I honestly wanted to like this more, and it began promising. But a few tidbits from this class surfaced to maybe fine-tune it and the lessons more.
TIMEFRAME--For much of the material covered, it was a LOT to read and digest in a short span. I'd like to see more examples, in shorter bites, of each of the points made to discern a better male POV.
LENGHTH--I honestly thought there was so much material here, it's better to draft this for a Kindle upload and writers/authors can read though the topics at their own pace/leisure. Also include some interactive examples of the author's male character(s) that aren't necessarily one specific archtype or another; in my case, mine are a blend of three or more. But to boil them down into two words--all are underdog anti-heroes. And for that part of the lesson, I dind't glean much flexibility in that aspect, thinking each of my guys HAD to be one or the other. Humans aren't like that, so characters shouldn't be (IMO).

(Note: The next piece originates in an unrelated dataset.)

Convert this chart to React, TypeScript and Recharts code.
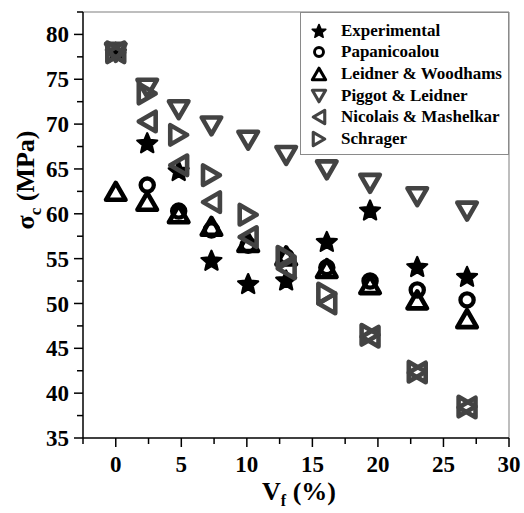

INTERACTION--Maybe it was just me, but I didn't get a sense of much interaction, either wise each of the class members and/or the instructor. Again, I guess it was because it was so much information in a slip of timeframe, that wasn't possible. But maybe either increase the class time length--definitely enough material to do this with, and SO worth it, IMO--or make it more interactive with the classmates and fewer, but KEY, examples, we can use for our characters. And the instructor can offer more feedback--or ask if any of us were stuck (I know I was, since it was a lot thrown at me so fast to really delve into and let it marinate for my benefit.)
Overall, good class, but it seemed missing something that I could've plugged in more. Again, could've been just me, and it's not to take from the lesson things didn't work, but some tweaking will really make this rock.